● **DATASET EXCERPT**
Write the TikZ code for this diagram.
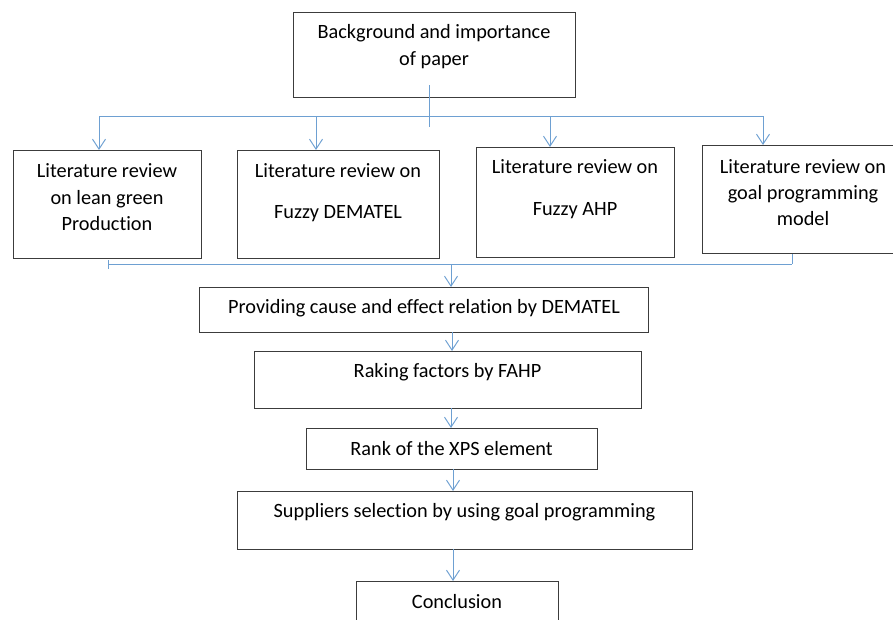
\documentclass[tikz,border=0pt]{standalone}
\usepackage{fontspec}
\setmainfont{Carlito}[Ligatures=NoCommon]
\usetikzlibrary{arrows.meta}
\definecolor{conncol}{RGB}{110,160,210}
\definecolor{boxcol}{RGB}{60,60,60}
\tikzset{
  box/.style={draw=boxcol, line width=1.2pt, inner sep=0pt, anchor=north west},
  txt/.style={anchor=base, inner sep=0pt, font=\fontsize{20.3}{24}\selectfont, text=black},
  conn/.style={draw=conncol, line width=0.95pt},
  arr/.style={conn, -{Straight Barb[length=10pt,width=13pt,line width=0.95pt]}},
}
\begin{document}
\begin{tikzpicture}[x=1pt,y=-1pt]
\useasboundingbox (0,0) rectangle (893,619);
\clip (0,0) rectangle (893,619);
\fill[white] (0,0) rectangle (893,619);

% boxes
\node[box, minimum width=282pt, minimum height=85pt] (tb) at (293,12) {};
\node[box, minimum width=188pt, minimum height=108pt] (b1) at (13,150) {};
\node[box, minimum width=202pt, minimum height=108pt] (b2) at (237,150) {};
\node[box, minimum width=198pt, minimum height=110pt] (b3) at (476,147) {};
\node[box, minimum width=202pt, minimum height=108pt] (b4) at (702,145) {};
\node[box, minimum width=449pt, minimum height=45pt] (p1) at (199,287) {};
\node[box, minimum width=387pt, minimum height=57pt] (p2) at (254,351) {};
\node[box, minimum width=291pt, minimum height=41pt] (p3) at (306,428) {};
\node[box, minimum width=455pt, minimum height=58pt] (p4) at (237,491) {};
\node[box, minimum width=202pt, minimum height=60pt] (p5) at (356,581) {};

% texts
\node[txt] (t0a) at (434,38) {Background and importance};
\node[txt] (t0b) at (434,65) {of paper};
\node[txt] (t1a) at (107,177) {Literature review};
\node[txt] (t1b) at (107,204) {on lean green};
\node[txt] (t1c) at (107,230) {Production};
\node[txt] (t2a) at (338,177) {Literature review on};
\node[txt] (t2b) at (338,218) {Fuzzy DEMATEL};
\node[txt] (t3a) at (575,173) {Literature review on};
\node[txt] (t3b) at (575,215) {Fuzzy AHP};
\node[txt] (t4a) at (803,173) {Literature review on};
\node[txt] (t4b) at (803,199) {goal programming};
\node[txt] (t4c) at (803,225) {model};
\node[txt] (tp1) at (424,313) {Providing cause and effect relation by DEMATEL};
\node[txt] (tp2) at (447.5,377) {Raking factors by FAHP};
\node[txt] (tp3) at (451.5,455) {Rank of the XPS element};
\node[txt] (tp4) at (464.5,517) {Suppliers selection by using goal programming};
\node[txt] (tp5) at (457,608) {Conclusion};

% top distribution bus
\coordinate (s0) at (429,85);
\coordinate (s1) at (429,127);
\coordinate (hL) at (99,116);
\coordinate (hR) at (763,116);
\coordinate (h2) at (316,116);
\coordinate (h3) at (550,116);
\draw[conn] (s0) -- (s1);
\draw[conn] (hL) -- (hR);
\draw[arr] (hL) -- (hL |- b1.north);
\draw[arr] (h2) -- (h2 |- b2.north);
\draw[arr] (h3) -- (h3 |- b3.north);
\draw[arr] (hR) -- (hR |- b4.north);

% bottom collecting bus
\coordinate (gL) at (108,264);
\coordinate (gR) at (792,264);
\coordinate (gLa) at (108,260);
\coordinate (gLb) at (108,269);
\coordinate (gM) at (451,264);
\draw[conn] (gL) -- (gR);
\draw[conn] (gLa) -- (gLb);
\draw[conn] (gR |- b4.south) -- (gR);
\draw[arr] (gM) -- (gM |- p1.north);

% chain
\coordinate (c1) at (452,332);
\coordinate (c2) at (451,408);
\coordinate (c3) at (453,469);
\coordinate (c4) at (453,549);
\draw[arr] (c1) -- (c1 |- p2.north);
\draw[arr] (c2) -- (c2 |- p3.north);
\draw[arr] (c3) -- (c3 |- p4.north);
\draw[arr] (c4) -- (c4 |- p5.north);
\end{tikzpicture}
\end{document}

● **GIVEN REQUEST**
Quote the listing above in full, except for the pictures.

● **FINISHED ANSWER**
Write the TikZ code for this diagram.
\documentclass[tikz,border=0pt]{standalone}
\usepackage{fontspec}
\setmainfont{Carlito}[Ligatures=NoCommon]
\usetikzlibrary{arrows.meta}
\definecolor{conncol}{RGB}{110,160,210}
\definecolor{boxcol}{RGB}{60,60,60}
\tikzset{
  box/.style={draw=boxcol, line width=1.2pt, inner sep=0pt, anchor=north west},
  txt/.style={anchor=base, inner sep=0pt, font=\fontsize{20.3}{24}\selectfont, text=black},
  conn/.style={draw=conncol, line width=0.95pt},
  arr/.style={conn, -{Straight Barb[length=10pt,width=13pt,line width=0.95pt]}},
}
\begin{document}
\begin{tikzpicture}[x=1pt,y=-1pt]
\useasboundingbox (0,0) rectangle (893,619);
\clip (0,0) rectangle (893,619);
\fill[white] (0,0) rectangle (893,619);

% boxes
\node[box, minimum width=282pt, minimum height=85pt] (tb) at (293,12) {};
\node[box, minimum width=188pt, minimum height=108pt] (b1) at (13,150) {};
\node[box, minimum width=202pt, minimum height=108pt] (b2) at (237,150) {};
\node[box, minimum width=198pt, minimum height=110pt] (b3) at (476,147) {};
\node[box, minimum width=202pt, minimum height=108pt] (b4) at (702,145) {};
\node[box, minimum width=449pt, minimum height=45pt] (p1) at (199,287) {};
\node[box, minimum width=387pt, minimum height=57pt] (p2) at (254,351) {};
\node[box, minimum width=291pt, minimum height=41pt] (p3) at (306,428) {};
\node[box, minimum width=455pt, minimum height=58pt] (p4) at (237,491) {};
\node[box, minimum width=202pt, minimum height=60pt] (p5) at (356,581) {};

% texts
\node[txt] (t0a) at (434,38) {Background and importance};
\node[txt] (t0b) at (434,65) {of paper};
\node[txt] (t1a) at (107,177) {Literature review};
\node[txt] (t1b) at (107,204) {on lean green};
\node[txt] (t1c) at (107,230) {Production};
\node[txt] (t2a) at (338,177) {Literature review on};
\node[txt] (t2b) at (338,218) {Fuzzy DEMATEL};
\node[txt] (t3a) at (575,173) {Literature review on};
\node[txt] (t3b) at (575,215) {Fuzzy AHP};
\node[txt] (t4a) at (803,173) {Literature review on};
\node[txt] (t4b) at (803,199) {goal programming};
\node[txt] (t4c) at (803,225) {model};
\node[txt] (tp1) at (424,313) {Providing cause and effect relation by DEMATEL};
\node[txt] (tp2) at (447.5,377) {Raking factors by FAHP};
\node[txt] (tp3) at (451.5,455) {Rank of the XPS element};
\node[txt] (tp4) at (464.5,517) {Suppliers selection by using goal programming};
\node[txt] (tp5) at (457,608) {Conclusion};

% top distribution bus
\coordinate (s0) at (429,85);
\coordinate (s1) at (429,127);
\coordinate (hL) at (99,116);
\coordinate (hR) at (763,116);
\coordinate (h2) at (316,116);
\coordinate (h3) at (550,116);
\draw[conn] (s0) -- (s1);
\draw[conn] (hL) -- (hR);
\draw[arr] (hL) -- (hL |- b1.north);
\draw[arr] (h2) -- (h2 |- b2.north);
\draw[arr] (h3) -- (h3 |- b3.north);
\draw[arr] (hR) -- (hR |- b4.north);

% bottom collecting bus
\coordinate (gL) at (108,264);
\coordinate (gR) at (792,264);
\coordinate (gLa) at (108,260);
\coordinate (gLb) at (108,269);
\coordinate (gM) at (451,264);
\draw[conn] (gL) -- (gR);
\draw[conn] (gLa) -- (gLb);
\draw[conn] (gR |- b4.south) -- (gR);
\draw[arr] (gM) -- (gM |- p1.north);

% chain
\coordinate (c1) at (452,332);
\coordinate (c2) at (451,408);
\coordinate (c3) at (453,469);
\coordinate (c4) at (453,549);
\draw[arr] (c1) -- (c1 |- p2.north);
\draw[arr] (c2) -- (c2 |- p3.north);
\draw[arr] (c3) -- (c3 |- p4.north);
\draw[arr] (c4) -- (c4 |- p5.north);
\end{tikzpicture}
\end{document}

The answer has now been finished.